• _DIRECTION_: In the entries below, find the line containing "Write the Altair code for this chart." and the line containing "h2 = values[1] * PX_PER_UNIT". Copy those two lines and everything between them exactly, and only that.

• _INFORMATION GIVEN_:
--- START ---

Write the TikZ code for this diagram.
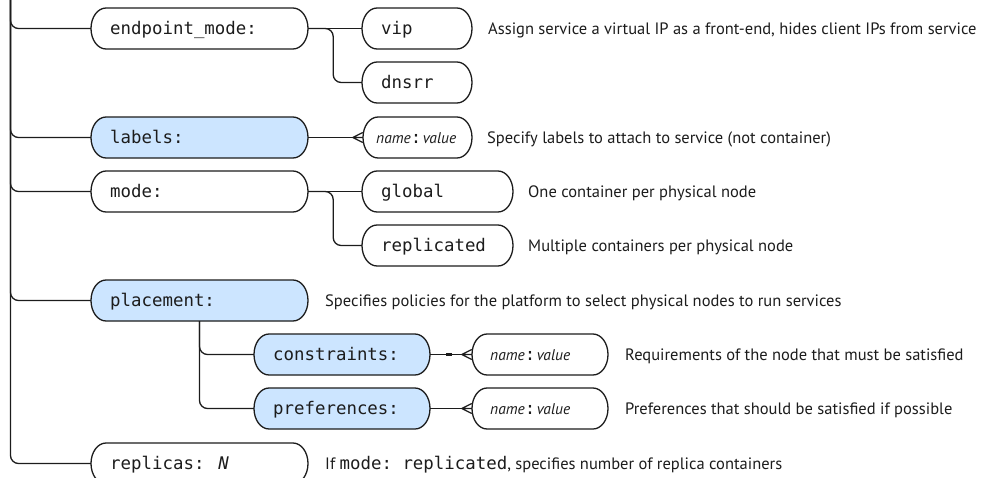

--- END ---
--- START ---

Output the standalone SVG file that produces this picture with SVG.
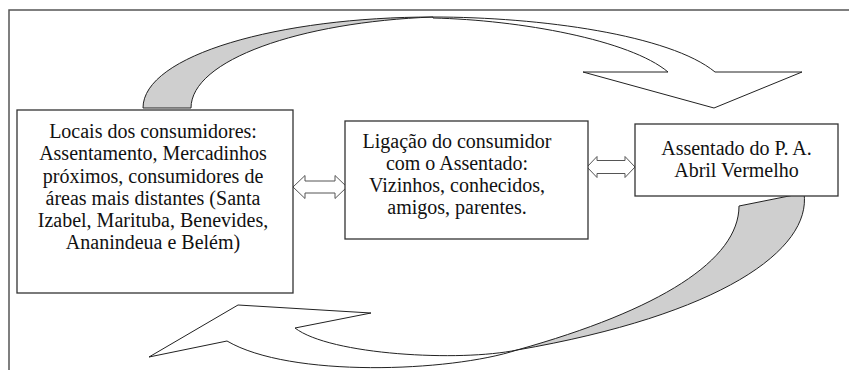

--- END ---
--- START ---

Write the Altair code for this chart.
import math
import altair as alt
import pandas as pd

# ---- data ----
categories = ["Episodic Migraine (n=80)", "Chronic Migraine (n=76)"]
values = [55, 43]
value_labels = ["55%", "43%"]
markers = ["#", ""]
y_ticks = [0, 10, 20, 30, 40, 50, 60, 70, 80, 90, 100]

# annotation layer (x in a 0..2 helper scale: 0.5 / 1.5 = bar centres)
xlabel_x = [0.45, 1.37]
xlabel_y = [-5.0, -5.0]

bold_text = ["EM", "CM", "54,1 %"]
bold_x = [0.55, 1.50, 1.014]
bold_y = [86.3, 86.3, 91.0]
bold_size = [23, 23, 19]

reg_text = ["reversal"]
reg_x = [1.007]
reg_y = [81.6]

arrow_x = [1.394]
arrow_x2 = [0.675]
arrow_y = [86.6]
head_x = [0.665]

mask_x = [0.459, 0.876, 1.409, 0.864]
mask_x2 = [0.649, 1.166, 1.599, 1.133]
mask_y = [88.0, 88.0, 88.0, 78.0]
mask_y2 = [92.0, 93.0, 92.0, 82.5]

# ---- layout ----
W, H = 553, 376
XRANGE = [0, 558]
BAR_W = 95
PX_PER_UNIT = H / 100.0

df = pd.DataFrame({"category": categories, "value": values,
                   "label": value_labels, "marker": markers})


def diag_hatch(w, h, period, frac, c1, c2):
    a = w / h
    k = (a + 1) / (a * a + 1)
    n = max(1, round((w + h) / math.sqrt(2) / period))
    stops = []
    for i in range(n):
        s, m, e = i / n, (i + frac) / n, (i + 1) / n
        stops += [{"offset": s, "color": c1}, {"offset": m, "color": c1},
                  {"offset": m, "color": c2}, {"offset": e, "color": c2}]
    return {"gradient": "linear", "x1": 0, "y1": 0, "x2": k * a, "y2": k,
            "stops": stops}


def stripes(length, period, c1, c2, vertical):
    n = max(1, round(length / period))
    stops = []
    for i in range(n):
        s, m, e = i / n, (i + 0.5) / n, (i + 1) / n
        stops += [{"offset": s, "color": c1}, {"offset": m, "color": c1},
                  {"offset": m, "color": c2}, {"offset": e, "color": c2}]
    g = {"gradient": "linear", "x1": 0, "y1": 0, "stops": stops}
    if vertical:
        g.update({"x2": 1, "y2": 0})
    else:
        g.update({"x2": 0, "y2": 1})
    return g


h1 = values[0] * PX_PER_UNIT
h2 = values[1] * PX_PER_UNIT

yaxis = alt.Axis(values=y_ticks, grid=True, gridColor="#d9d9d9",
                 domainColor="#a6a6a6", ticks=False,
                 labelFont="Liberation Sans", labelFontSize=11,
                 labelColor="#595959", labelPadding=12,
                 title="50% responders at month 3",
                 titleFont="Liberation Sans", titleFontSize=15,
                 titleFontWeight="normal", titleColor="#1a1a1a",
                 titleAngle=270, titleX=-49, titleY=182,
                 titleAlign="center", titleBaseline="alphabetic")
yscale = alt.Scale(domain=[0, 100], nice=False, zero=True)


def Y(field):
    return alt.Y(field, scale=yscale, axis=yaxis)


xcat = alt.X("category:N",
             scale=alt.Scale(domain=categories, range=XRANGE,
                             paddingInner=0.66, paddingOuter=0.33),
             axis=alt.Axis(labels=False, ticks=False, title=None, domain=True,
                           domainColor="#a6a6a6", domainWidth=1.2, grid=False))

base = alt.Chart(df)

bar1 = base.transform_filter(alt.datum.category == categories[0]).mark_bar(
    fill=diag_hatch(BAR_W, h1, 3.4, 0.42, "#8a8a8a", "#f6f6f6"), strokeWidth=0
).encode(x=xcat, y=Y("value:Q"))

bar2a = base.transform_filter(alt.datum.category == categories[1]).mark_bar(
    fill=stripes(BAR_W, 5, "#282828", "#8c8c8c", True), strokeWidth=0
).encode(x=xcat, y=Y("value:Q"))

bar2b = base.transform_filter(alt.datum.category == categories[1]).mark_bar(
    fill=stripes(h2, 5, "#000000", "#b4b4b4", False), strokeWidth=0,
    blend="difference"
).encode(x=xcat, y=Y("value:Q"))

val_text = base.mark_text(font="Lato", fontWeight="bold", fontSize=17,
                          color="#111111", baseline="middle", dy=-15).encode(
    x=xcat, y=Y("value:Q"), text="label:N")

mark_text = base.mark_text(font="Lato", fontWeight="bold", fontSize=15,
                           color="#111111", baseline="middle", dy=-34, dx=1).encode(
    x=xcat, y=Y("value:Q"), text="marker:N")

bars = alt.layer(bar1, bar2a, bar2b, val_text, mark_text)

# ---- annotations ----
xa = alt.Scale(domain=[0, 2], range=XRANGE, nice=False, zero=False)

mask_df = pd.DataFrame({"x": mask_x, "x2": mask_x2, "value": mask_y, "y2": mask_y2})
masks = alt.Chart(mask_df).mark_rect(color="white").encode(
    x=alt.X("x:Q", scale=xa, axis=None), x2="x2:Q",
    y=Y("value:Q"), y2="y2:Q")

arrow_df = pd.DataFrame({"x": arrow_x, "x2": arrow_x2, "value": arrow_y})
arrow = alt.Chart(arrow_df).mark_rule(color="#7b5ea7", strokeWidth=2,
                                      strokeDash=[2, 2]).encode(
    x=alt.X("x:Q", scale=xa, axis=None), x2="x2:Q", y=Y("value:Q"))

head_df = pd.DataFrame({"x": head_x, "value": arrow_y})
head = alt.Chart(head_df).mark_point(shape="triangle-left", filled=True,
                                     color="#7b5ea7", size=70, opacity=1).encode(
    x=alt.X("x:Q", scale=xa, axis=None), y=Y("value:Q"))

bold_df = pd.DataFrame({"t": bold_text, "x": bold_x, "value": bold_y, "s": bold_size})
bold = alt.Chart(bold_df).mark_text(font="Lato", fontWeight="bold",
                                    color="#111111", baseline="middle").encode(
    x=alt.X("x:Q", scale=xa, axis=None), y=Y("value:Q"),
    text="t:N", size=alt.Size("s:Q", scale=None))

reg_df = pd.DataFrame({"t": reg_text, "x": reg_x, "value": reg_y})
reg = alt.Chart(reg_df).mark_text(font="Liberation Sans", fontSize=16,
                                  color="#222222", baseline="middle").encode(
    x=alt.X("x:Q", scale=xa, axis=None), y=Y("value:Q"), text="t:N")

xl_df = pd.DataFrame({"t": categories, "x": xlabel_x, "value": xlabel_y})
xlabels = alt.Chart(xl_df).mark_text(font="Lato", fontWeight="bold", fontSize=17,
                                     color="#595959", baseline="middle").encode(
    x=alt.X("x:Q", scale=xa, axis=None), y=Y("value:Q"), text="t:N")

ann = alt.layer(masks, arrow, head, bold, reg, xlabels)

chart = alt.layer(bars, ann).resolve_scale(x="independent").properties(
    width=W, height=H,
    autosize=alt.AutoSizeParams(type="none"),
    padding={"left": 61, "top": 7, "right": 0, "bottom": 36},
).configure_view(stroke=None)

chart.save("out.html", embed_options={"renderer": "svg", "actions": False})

--- END ---

• _RESPONSE TO THIS EXERCISE_:
Write the Altair code for this chart.
import math
import altair as alt
import pandas as pd

# ---- data ----
categories = ["Episodic Migraine (n=80)", "Chronic Migraine (n=76)"]
values = [55, 43]
value_labels = ["55%", "43%"]
markers = ["#", ""]
y_ticks = [0, 10, 20, 30, 40, 50, 60, 70, 80, 90, 100]

# annotation layer (x in a 0..2 helper scale: 0.5 / 1.5 = bar centres)
xlabel_x = [0.45, 1.37]
xlabel_y = [-5.0, -5.0]

bold_text = ["EM", "CM", "54,1 %"]
bold_x = [0.55, 1.50, 1.014]
bold_y = [86.3, 86.3, 91.0]
bold_size = [23, 23, 19]

reg_text = ["reversal"]
reg_x = [1.007]
reg_y = [81.6]

arrow_x = [1.394]
arrow_x2 = [0.675]
arrow_y = [86.6]
head_x = [0.665]

mask_x = [0.459, 0.876, 1.409, 0.864]
mask_x2 = [0.649, 1.166, 1.599, 1.133]
mask_y = [88.0, 88.0, 88.0, 78.0]
mask_y2 = [92.0, 93.0, 92.0, 82.5]

# ---- layout ----
W, H = 553, 376
XRANGE = [0, 558]
BAR_W = 95
PX_PER_UNIT = H / 100.0

df = pd.DataFrame({"category": categories, "value": values,
                   "label": value_labels, "marker": markers})


def diag_hatch(w, h, period, frac, c1, c2):
    a = w / h
    k = (a + 1) / (a * a + 1)
    n = max(1, round((w + h) / math.sqrt(2) / period))
    stops = []
    for i in range(n):
        s, m, e = i / n, (i + frac) / n, (i + 1) / n
        stops += [{"offset": s, "color": c1}, {"offset": m, "color": c1},
                  {"offset": m, "color": c2}, {"offset": e, "color": c2}]
    return {"gradient": "linear", "x1": 0, "y1": 0, "x2": k * a, "y2": k,
            "stops": stops}


def stripes(length, period, c1, c2, vertical):
    n = max(1, round(length / period))
    stops = []
    for i in range(n):
        s, m, e = i / n, (i + 0.5) / n, (i + 1) / n
        stops += [{"offset": s, "color": c1}, {"offset": m, "color": c1},
                  {"offset": m, "color": c2}, {"offset": e, "color": c2}]
    g = {"gradient": "linear", "x1": 0, "y1": 0, "stops": stops}
    if vertical:
        g.update({"x2": 1, "y2": 0})
    else:
        g.update({"x2": 0, "y2": 1})
    return g


h1 = values[0] * PX_PER_UNIT
h2 = values[1] * PX_PER_UNIT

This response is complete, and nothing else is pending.